WHAT IS EXPECTED: Please copy out exactly, and only, the lines between the line with "Emit a web page" and the line with "0.5, 1, 1.5, 2];", both included. Pictures are to be omitted.

EXERCISE MATERIALS:
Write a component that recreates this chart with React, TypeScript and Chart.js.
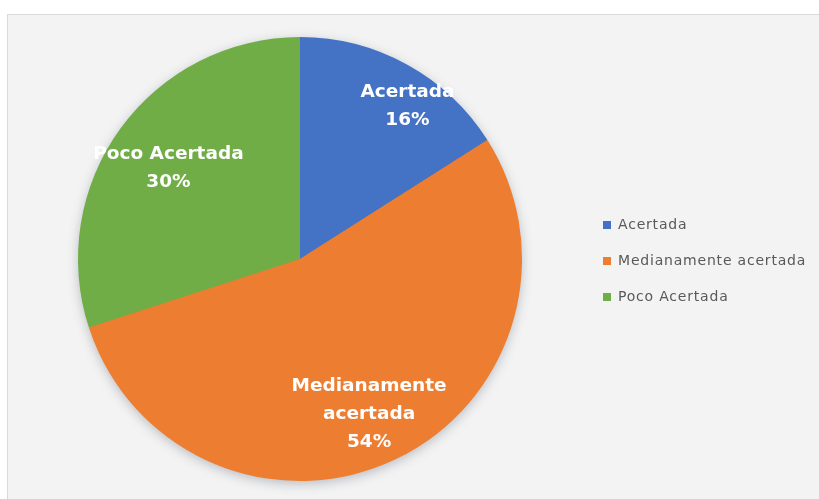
import React, { useEffect, useRef } from "react";
import { Chart, registerables } from "chart.js";

Chart.register(...registerables);

const categories = ["Acertada", "Medianamente acertada", "Poco Acertada"];
const labelLines = [["Acertada"], ["Medianamente", "acertada"], ["Poco Acertada"]];
const values = [16, 54, 30];
const colors = ["#4472C4", "#ED7D31", "#70AD47"];

// label placement: fraction of radius and angle tweak (degrees)
const labelRadius = [0.84, 0.765, 0.72];
const labelAngle = [6.4, 1.2, -1.4];

const shadowPlugin = {
  id: "pieShadow",
  beforeDatasetsDraw(chart: any) {
    const meta = chart.getDatasetMeta(0);
    const arc = meta.data[0];
    if (!arc) return;
    const { x, y, outerRadius } = arc.getProps(["x", "y", "outerRadius"], true);
    const ctx = chart.ctx;
    ctx.save();
    ctx.shadowColor = "rgba(60,70,90,0.35)";
    ctx.shadowBlur = 12;
    ctx.shadowOffsetY = 3;
    ctx.beginPath();
    ctx.arc(x, y, outerRadius - 1, 0, Math.PI * 2);
    ctx.fillStyle = "#ED7D31";
    ctx.fill();
    ctx.restore();
  },
};

const labelPlugin = {
  id: "sliceLabels",
  afterDatasetsDraw(chart: any) {
    const ctx = chart.ctx;
    const meta = chart.getDatasetMeta(0);
    const total = values.reduce((a, b) => a + b, 0);
    meta.data.forEach((arc: any, i: number) => {
      const { x, y, startAngle, endAngle, outerRadius } = arc.getProps(
        ["x", "y", "startAngle", "endAngle", "outerRadius"],
        true
      );
      const mid = (startAngle + endAngle) / 2 + (labelAngle[i] * Math.PI) / 180;
      const r = outerRadius * labelRadius[i];
      const cx = x + Math.cos(mid) * r;
      const cy = y + Math.sin(mid) * r;
      const lines = [...labelLines[i], Math.round((values[i] / total) * 100) + "%"];
      const lh = 28;
      ctx.save();
      ctx.font = "bold 18.5px 'DejaVu Sans', sans-serif";
      ctx.fillStyle = "#ffffff";
      ctx.textAlign = "center";
      ctx.textBaseline = "middle";
      const y0 = cy - ((lines.length - 1) * lh) / 2;
      lines.forEach((t, k) => ctx.fillText(t, cx, y0 + k * lh));
      ctx.restore();
    });
  },
};

const legendPlugin = {
  id: "sideLegend",
  afterDraw(chart: any) {
    const ctx = chart.ctx;
    const left = 603;
    const top = 225;
    const gap = 36;
    ctx.save();
    ctx.font = "14px 'DejaVu Sans', sans-serif";
    (ctx as any).letterSpacing = "0.8px";
    ctx.textBaseline = "middle";
    ctx.textAlign = "left";
    categories.forEach((c, i) => {
      const yy = top + i * gap;
      ctx.fillStyle = colors[i];
      ctx.fillRect(left, yy - 4, 8, 8);
      ctx.fillStyle = "#595959";
      ctx.fillText(c, left + 15, yy);
    });
    ctx.restore();
  },
};

export default function App() {
  const ref = useRef<HTMLCanvasElement>(null);
  useEffect(() => {
    if (!ref.current) return;
    const chart = new Chart(ref.current, {
      type: "pie",
      data: {
        labels: categories,
        datasets: [
          {
            data: values,
            backgroundColor: colors,
            borderWidth: 0,
          },
        ],
      },
      options: {
        animation: false,
        responsive: false,
        maintainAspectRatio: false,
        layout: { padding: { left: 78, right: 297, top: 37, bottom: 18 } },
        plugins: {
          legend: { display: false },
          tooltip: { enabled: false },
        },
      },
      plugins: [shadowPlugin, labelPlugin, legendPlugin],
    });
    return () => chart.destroy();
  }, []);
  return (
    <div style={{ position: "absolute", left: 0, top: 0, width: 819, height: 499, background: "#ffffff", overflow: "hidden" }}>
      <div
        style={{
          position: "absolute",
          left: 7,
          top: 14,
          width: 830,
          height: 500,
          background: "#f3f3f3",
          border: "1px solid #d9d9d9",
          boxSizing: "border-box",
        }}
      />
      <canvas ref={ref} width={819} height={499} style={{ position: "absolute", left: 0, top: 0, width: 819, height: 499 }} />
    </div>
  );
}
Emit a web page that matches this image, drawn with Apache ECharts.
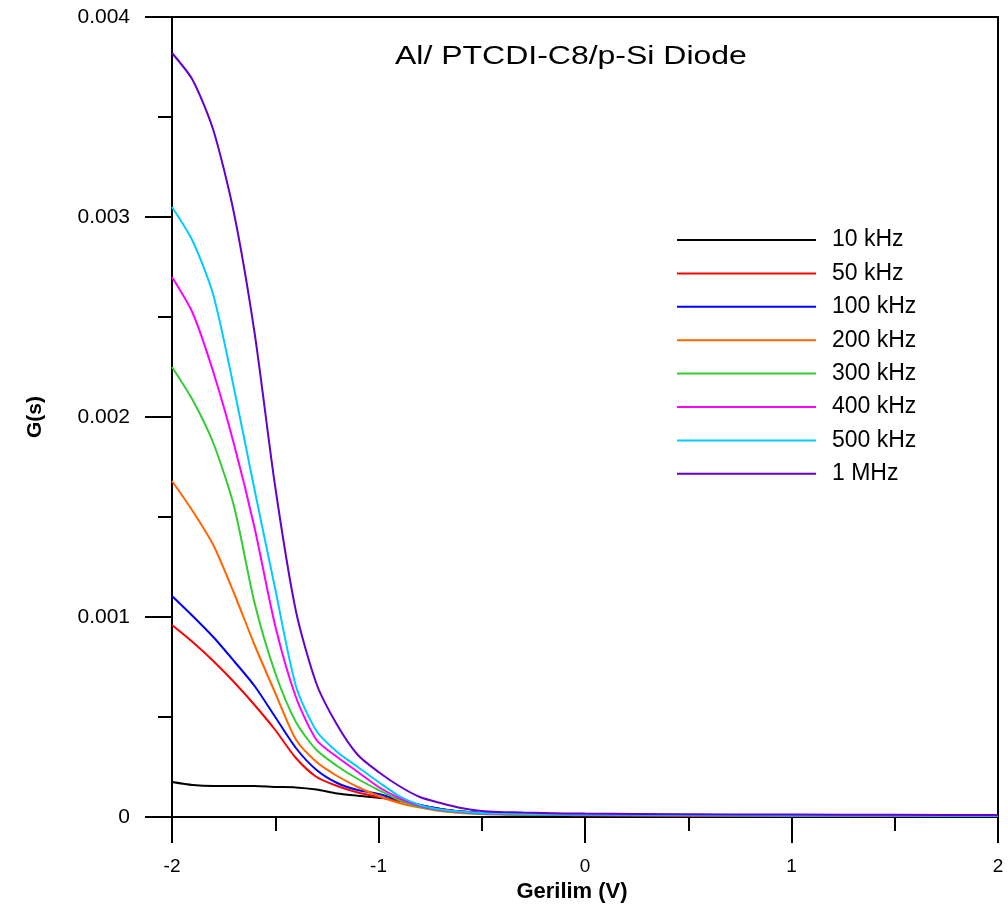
<!DOCTYPE html>
<html lang="en">
<head>
    <meta charset="UTF-8">
    <title>G-V Al/PTCDI-C8/p-Si</title>
    <script src="https://cdn.jsdelivr.net/npm/echarts@6/dist/echarts.min.js"></script>
    <style>
        html, body { margin: 0; padding: 0; background: #fff; }
        #chart { width: 1008px; height: 917px; }
    </style>
</head>
<body>
    <div id="chart"></div>
    <script>
        // voltage points (V)
        var voltages = [-2, -1.9, -1.8, -1.7, -1.6, -1.5, -1.4, -1.3, -1.2, -1.1, -1, -0.9, -0.8, -0.7, -0.6, -0.5, -0.4, -0.3, -0.2, -0.1, 0, 0.5, 1, 1.5, 2];

        // conductance G (S) for each frequency
        var g10k  = [0.000175, 0.00016, 0.000155, 0.000155, 0.000155, 0.00015, 0.000148, 0.000137, 0.000117, 0.000106, 0.000096, 0.000086, 0.00006, 0.00004, 0.000027, 0.00002, 0.000015, 0.000013, 0.000012, 0.000011, 0.00001, 0.000008, 0.000007, 0.000006, 0.000005];
        var g50k  = [0.00096, 0.000875, 0.00078, 0.000675, 0.00056, 0.000435, 0.000295, 0.0002, 0.000155, 0.0001225, 0.0001, 0.00008, 0.0000575, 0.00004, 0.000027, 0.00002, 0.000015, 0.000013, 0.000012, 0.000011, 0.00001, 0.000008, 0.000007, 0.000006, 0.000005];
        var g100k = [0.001105, 0.001005, 0.0009, 0.00078, 0.000655, 0.0005, 0.000345, 0.000235, 0.00017, 0.000135, 0.000115, 0.0000875, 0.00006, 0.00004, 0.0000275, 0.00002, 0.000015, 0.000013, 0.000012, 0.000011, 0.00001, 0.000008, 0.000007, 0.000006, 0.000005];
        var g200k = [0.00168, 0.00153, 0.00136, 0.00112, 0.00086, 0.00062, 0.000387, 0.000275, 0.000205, 0.00015, 0.000105, 0.00007, 0.0000475, 0.00003, 0.00002, 0.000015, 0.000012, 0.000011, 0.00001, 0.0000095, 0.000009, 0.0000075, 0.0000065, 0.0000055, 0.000005];
        var g300k = [0.00225, 0.002085, 0.00187, 0.001555, 0.00107, 0.00072, 0.000475, 0.000335, 0.000255, 0.00019, 0.000135, 0.000085, 0.00005, 0.0000325, 0.0000225, 0.000015, 0.000013, 0.000012, 0.000011, 0.0000105, 0.00001, 0.0000085, 0.000007, 0.000006, 0.000005];
        var g400k = [0.0027, 0.00252, 0.002225, 0.001865, 0.001445, 0.000955, 0.0006, 0.000385, 0.0003, 0.000225, 0.00015, 0.000095, 0.000055, 0.000035, 0.000025, 0.0000175, 0.000015, 0.000014, 0.000013, 0.000012, 0.000011, 0.000009, 0.0000075, 0.0000065, 0.0000055];
        var g500k = [0.00305, 0.00288, 0.00261, 0.002145, 0.001635, 0.00114, 0.000655, 0.00043, 0.000325, 0.00025, 0.000175, 0.000105, 0.00006, 0.0000375, 0.0000275, 0.00002, 0.000017, 0.000015, 0.000014, 0.000013, 0.000012, 0.00001, 0.000008, 0.000007, 0.000006];
        var g1M   = [0.00382, 0.003685, 0.003435, 0.00302, 0.00242, 0.00165, 0.00103, 0.000665, 0.00046, 0.00031, 0.000225, 0.000155, 0.0001, 0.00007, 0.000045, 0.00003, 0.000025, 0.000022, 0.00002, 0.000018, 0.000017, 0.000014, 0.000012, 0.000011, 0.00001];

        var freqNames = ['10 kHz', '50 kHz', '100 kHz', '200 kHz', '300 kHz', '400 kHz', '500 kHz', '1 MHz'];
        var freqColors = ['#000000', '#ff0000', '#0000ff', '#ff6600', '#33cc33', '#ff00ff', '#00ccff', '#6600cc'];
        var allG = [g10k, g50k, g100k, g200k, g300k, g400k, g500k, g1M];

        var xTicks = [-2, -1, 0, 1, 2];
        var yTicks = [0, 0.001, 0.002, 0.003, 0.004];

        var chart = echarts.init(document.getElementById('chart'), null, { renderer: 'canvas' });

        var series = freqNames.map(function (name, i) {
            return {
                type: 'line',
                name: name,
                xAxisIndex: 0,
                yAxisIndex: 0,
                data: voltages.map(function (v, j) { return [v, allG[i][j]]; }),
                smooth: 0.25,
                showSymbol: false,
                symbol: 'none',
                lineStyle: { width: 2, color: freqColors[i] },
                itemStyle: { color: freqColors[i] },
                emphasis: { disabled: true },
                z: 3 + i
            };
        });

        var option = {
            animation: false,
            backgroundColor: '#ffffff',
            graphic: [{
                type: 'text',
                left: 395,
                top: 44,
                scaleX: 1.23,
                style: {
                    text: 'Al/ PTCDI-C8/p-Si Diode',
                    font: 'normal 26px "Liberation Sans", Arial, sans-serif',
                    fill: '#000'
                }
            }],
            legend: {
                orient: 'vertical',
                left: 677,
                top: 228,
                padding: 0,
                icon: 'rect',
                itemWidth: 139,
                itemHeight: 2,
                itemGap: 9.4,
                selectedMode: false,
                data: freqNames,
                textStyle: {
                    fontFamily: 'Liberation Sans, Arial, sans-serif',
                    fontSize: 23,
                    lineHeight: 24,
                    color: '#000',
                    padding: [0, 0, 0, 11]
                }
            },
            grid: { left: 172, right: 10, top: 17, bottom: 100, containLabel: false },
            xAxis: [{
                type: 'value',
                min: xTicks[0],
                max: xTicks[xTicks.length - 1],
                interval: 1,
                name: 'Gerilim (V)',
                nameLocation: 'middle',
                nameGap: 60,
                nameTextStyle: { fontFamily: 'Liberation Sans, Arial, sans-serif', fontSize: 22, fontWeight: 'bold', color: '#000', padding: [0, 26, 0, 0] },
                axisLine: { onZero: false, lineStyle: { color: '#000', width: 2 } },
                axisTick: { inside: false, length: 26, lineStyle: { color: '#000', width: 2 } },
                minorTick: { show: true, splitNumber: 2, length: 14, lineStyle: { color: '#000', width: 2 } },
                axisLabel: { margin: 40, fontFamily: 'Liberation Sans, Arial, sans-serif', fontSize: 19, color: '#000' },
                splitLine: { show: false }
            }, {
                type: 'value',
                position: 'top',
                min: xTicks[0],
                max: xTicks[xTicks.length - 1],
                axisLine: { show: true, onZero: false, lineStyle: { color: '#000', width: 2 } },
                axisTick: { show: false },
                axisLabel: { show: false },
                splitLine: { show: false }
            }],
            yAxis: [{
                type: 'value',
                min: yTicks[0],
                max: yTicks[yTicks.length - 1],
                interval: 0.001,
                name: 'G(s)',
                nameLocation: 'middle',
                nameGap: 126,
                nameTextStyle: { fontFamily: 'Liberation Sans, Arial, sans-serif', fontSize: 21, fontWeight: 'bold', color: '#000' },
                axisLine: { onZero: false, lineStyle: { color: '#000', width: 2 } },
                axisTick: { inside: false, length: 27, lineStyle: { color: '#000', width: 2 } },
                minorTick: { show: true, splitNumber: 2, length: 14, lineStyle: { color: '#000', width: 2 } },
                axisLabel: { margin: 42, fontFamily: 'Liberation Sans, Arial, sans-serif', fontSize: 21, color: '#000' },
                splitLine: { show: false }
            }, {
                type: 'value',
                position: 'right',
                min: yTicks[0],
                max: yTicks[yTicks.length - 1],
                axisLine: { show: true, onZero: false, lineStyle: { color: '#000', width: 2 } },
                axisTick: { show: false },
                axisLabel: { show: false },
                splitLine: { show: false }
            }],
            series: series
        };

        chart.setOption(option);
    </script>
</body>
</html>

EXERCISE OUTPUT:
Emit a web page that matches this image, drawn with Apache ECharts.
<!DOCTYPE html>
<html lang="en">
<head>
    <meta charset="UTF-8">
    <title>G-V Al/PTCDI-C8/p-Si</title>
    <script src="https://cdn.jsdelivr.net/npm/echarts@6/dist/echarts.min.js"></script>
    <style>
        html, body { margin: 0; padding: 0; background: #fff; }
        #chart { width: 1008px; height: 917px; }
    </style>
</head>
<body>
    <div id="chart"></div>
    <script>
        // voltage points (V)
        var voltages = [-2, -1.9, -1.8, -1.7, -1.6, -1.5, -1.4, -1.3, -1.2, -1.1, -1, -0.9, -0.8, -0.7, -0.6, -0.5, -0.4, -0.3, -0.2, -0.1, 0, 0.5, 1, 1.5, 2];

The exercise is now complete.